## PROBLEM
Leave the pictures out and retype the lines from the beginning through the line with "(pvset) at (540,331)", both ends included.

## SUPPLIED MATERIAL
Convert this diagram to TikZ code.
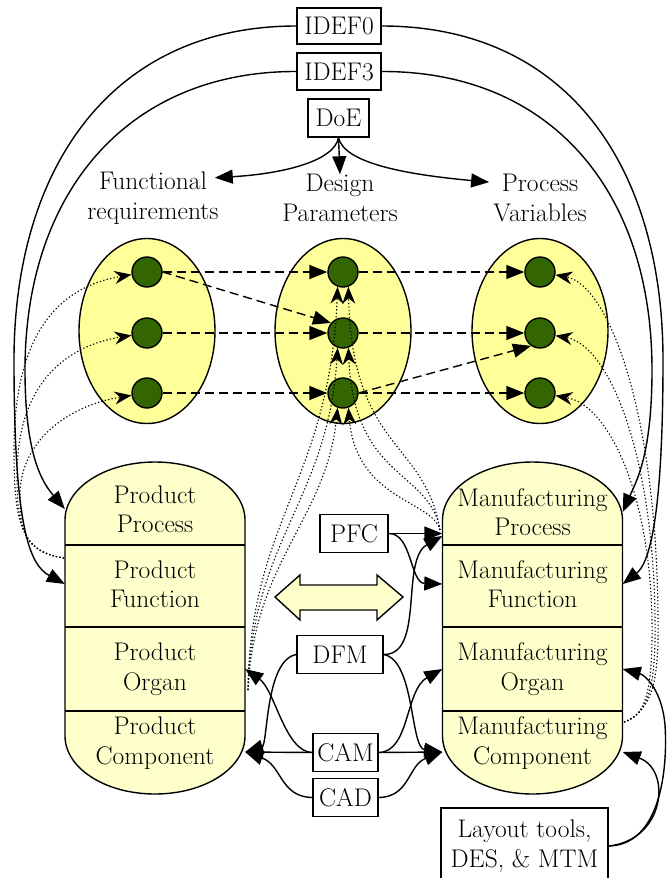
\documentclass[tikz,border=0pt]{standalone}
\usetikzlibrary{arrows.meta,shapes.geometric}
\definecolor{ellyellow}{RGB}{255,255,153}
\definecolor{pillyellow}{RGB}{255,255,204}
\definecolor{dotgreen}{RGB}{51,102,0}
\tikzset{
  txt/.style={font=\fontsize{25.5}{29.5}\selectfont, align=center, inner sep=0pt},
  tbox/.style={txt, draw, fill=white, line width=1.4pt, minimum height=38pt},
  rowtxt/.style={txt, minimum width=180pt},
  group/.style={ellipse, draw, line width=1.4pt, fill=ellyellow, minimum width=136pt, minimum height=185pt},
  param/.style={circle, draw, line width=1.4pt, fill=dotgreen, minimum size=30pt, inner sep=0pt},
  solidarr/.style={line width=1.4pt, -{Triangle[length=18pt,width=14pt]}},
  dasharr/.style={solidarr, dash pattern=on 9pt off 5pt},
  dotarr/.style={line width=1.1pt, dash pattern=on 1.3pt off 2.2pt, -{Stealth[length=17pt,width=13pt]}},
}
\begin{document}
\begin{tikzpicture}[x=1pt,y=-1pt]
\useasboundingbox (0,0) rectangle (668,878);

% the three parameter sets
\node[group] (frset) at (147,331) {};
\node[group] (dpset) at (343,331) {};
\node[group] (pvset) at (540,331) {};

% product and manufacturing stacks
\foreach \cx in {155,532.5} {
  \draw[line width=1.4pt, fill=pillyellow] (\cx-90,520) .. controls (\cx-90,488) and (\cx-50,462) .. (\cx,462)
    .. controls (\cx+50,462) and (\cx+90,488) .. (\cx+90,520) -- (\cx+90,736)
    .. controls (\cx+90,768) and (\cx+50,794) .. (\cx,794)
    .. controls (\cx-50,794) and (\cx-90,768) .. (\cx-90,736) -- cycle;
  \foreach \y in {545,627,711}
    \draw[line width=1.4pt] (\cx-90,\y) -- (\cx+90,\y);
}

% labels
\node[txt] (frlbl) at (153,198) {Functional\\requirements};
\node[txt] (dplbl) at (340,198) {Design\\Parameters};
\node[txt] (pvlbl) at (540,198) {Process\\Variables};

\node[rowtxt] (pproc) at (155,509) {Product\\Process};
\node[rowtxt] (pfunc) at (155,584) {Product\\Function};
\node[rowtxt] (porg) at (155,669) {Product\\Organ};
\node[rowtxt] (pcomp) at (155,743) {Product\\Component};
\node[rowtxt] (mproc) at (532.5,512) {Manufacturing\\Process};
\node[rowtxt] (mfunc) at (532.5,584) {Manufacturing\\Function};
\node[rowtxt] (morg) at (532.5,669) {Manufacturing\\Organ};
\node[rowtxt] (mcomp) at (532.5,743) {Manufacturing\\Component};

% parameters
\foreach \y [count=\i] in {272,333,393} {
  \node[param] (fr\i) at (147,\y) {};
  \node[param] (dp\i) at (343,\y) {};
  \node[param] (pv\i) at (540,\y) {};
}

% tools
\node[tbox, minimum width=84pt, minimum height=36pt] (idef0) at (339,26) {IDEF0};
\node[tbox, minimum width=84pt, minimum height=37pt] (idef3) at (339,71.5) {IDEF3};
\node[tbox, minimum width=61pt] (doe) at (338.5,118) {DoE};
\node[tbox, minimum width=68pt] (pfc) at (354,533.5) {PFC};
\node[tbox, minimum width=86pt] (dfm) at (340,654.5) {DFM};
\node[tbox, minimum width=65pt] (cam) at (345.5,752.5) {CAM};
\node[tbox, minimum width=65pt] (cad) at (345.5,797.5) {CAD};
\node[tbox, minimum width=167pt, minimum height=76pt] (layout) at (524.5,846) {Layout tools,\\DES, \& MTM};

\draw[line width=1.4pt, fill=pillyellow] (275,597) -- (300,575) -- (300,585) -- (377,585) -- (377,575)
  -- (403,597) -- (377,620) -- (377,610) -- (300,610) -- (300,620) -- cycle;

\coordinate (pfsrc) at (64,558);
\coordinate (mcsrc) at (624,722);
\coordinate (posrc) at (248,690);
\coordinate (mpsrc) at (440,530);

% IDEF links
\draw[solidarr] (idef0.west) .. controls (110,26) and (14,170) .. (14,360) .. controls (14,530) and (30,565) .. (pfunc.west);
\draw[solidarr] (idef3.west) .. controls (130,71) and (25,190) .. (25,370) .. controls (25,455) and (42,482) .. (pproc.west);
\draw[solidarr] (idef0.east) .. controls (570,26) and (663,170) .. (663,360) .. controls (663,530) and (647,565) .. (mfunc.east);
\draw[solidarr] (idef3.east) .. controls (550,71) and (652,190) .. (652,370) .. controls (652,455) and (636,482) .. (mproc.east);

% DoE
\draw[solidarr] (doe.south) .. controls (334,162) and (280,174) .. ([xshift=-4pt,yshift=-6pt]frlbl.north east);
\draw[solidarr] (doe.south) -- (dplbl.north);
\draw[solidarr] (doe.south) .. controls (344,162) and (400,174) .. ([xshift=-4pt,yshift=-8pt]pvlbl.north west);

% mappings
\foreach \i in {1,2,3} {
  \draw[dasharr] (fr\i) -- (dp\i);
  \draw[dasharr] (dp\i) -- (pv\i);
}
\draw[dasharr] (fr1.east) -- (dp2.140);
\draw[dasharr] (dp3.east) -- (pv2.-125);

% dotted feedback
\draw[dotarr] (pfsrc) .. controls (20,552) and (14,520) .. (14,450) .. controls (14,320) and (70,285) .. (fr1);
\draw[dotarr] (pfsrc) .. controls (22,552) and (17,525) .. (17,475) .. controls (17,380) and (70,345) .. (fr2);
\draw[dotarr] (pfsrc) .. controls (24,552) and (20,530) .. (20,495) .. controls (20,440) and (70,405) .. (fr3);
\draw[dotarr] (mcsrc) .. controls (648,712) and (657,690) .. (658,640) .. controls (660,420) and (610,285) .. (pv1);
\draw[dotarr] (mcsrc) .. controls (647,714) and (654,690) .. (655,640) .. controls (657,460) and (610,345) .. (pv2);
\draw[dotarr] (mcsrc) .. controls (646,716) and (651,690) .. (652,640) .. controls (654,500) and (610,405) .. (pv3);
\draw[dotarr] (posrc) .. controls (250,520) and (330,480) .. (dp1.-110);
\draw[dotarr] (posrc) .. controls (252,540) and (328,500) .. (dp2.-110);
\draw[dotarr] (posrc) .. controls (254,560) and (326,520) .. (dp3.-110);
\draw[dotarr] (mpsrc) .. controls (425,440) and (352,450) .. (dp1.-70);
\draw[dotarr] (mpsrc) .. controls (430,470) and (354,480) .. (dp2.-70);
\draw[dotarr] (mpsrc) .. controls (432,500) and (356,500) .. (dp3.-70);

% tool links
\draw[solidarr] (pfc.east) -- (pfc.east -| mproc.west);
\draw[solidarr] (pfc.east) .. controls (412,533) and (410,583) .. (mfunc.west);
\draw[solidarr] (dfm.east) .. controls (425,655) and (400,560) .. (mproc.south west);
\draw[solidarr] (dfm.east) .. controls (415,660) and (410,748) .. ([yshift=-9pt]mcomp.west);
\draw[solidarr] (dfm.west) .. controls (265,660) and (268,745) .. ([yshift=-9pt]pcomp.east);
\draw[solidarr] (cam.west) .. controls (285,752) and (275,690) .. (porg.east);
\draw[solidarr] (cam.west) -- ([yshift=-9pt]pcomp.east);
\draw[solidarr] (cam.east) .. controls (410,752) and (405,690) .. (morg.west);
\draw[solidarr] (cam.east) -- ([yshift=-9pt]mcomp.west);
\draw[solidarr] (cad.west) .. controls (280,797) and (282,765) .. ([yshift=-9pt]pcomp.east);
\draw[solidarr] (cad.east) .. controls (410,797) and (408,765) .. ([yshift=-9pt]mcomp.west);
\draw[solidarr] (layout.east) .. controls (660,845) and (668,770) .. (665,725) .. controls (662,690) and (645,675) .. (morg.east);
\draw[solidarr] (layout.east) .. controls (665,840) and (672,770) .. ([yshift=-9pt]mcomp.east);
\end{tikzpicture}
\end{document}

## SOLUTION TO THIS TASK
Convert this diagram to TikZ code.
\documentclass[tikz,border=0pt]{standalone}
\usetikzlibrary{arrows.meta,shapes.geometric}
\definecolor{ellyellow}{RGB}{255,255,153}
\definecolor{pillyellow}{RGB}{255,255,204}
\definecolor{dotgreen}{RGB}{51,102,0}
\tikzset{
  txt/.style={font=\fontsize{25.5}{29.5}\selectfont, align=center, inner sep=0pt},
  tbox/.style={txt, draw, fill=white, line width=1.4pt, minimum height=38pt},
  rowtxt/.style={txt, minimum width=180pt},
  group/.style={ellipse, draw, line width=1.4pt, fill=ellyellow, minimum width=136pt, minimum height=185pt},
  param/.style={circle, draw, line width=1.4pt, fill=dotgreen, minimum size=30pt, inner sep=0pt},
  solidarr/.style={line width=1.4pt, -{Triangle[length=18pt,width=14pt]}},
  dasharr/.style={solidarr, dash pattern=on 9pt off 5pt},
  dotarr/.style={line width=1.1pt, dash pattern=on 1.3pt off 2.2pt, -{Stealth[length=17pt,width=13pt]}},
}
\begin{document}
\begin{tikzpicture}[x=1pt,y=-1pt]
\useasboundingbox (0,0) rectangle (668,878);

% the three parameter sets
\node[group] (frset) at (147,331) {};
\node[group] (dpset) at (343,331) {};
\node[group] (pvset) at (540,331) {};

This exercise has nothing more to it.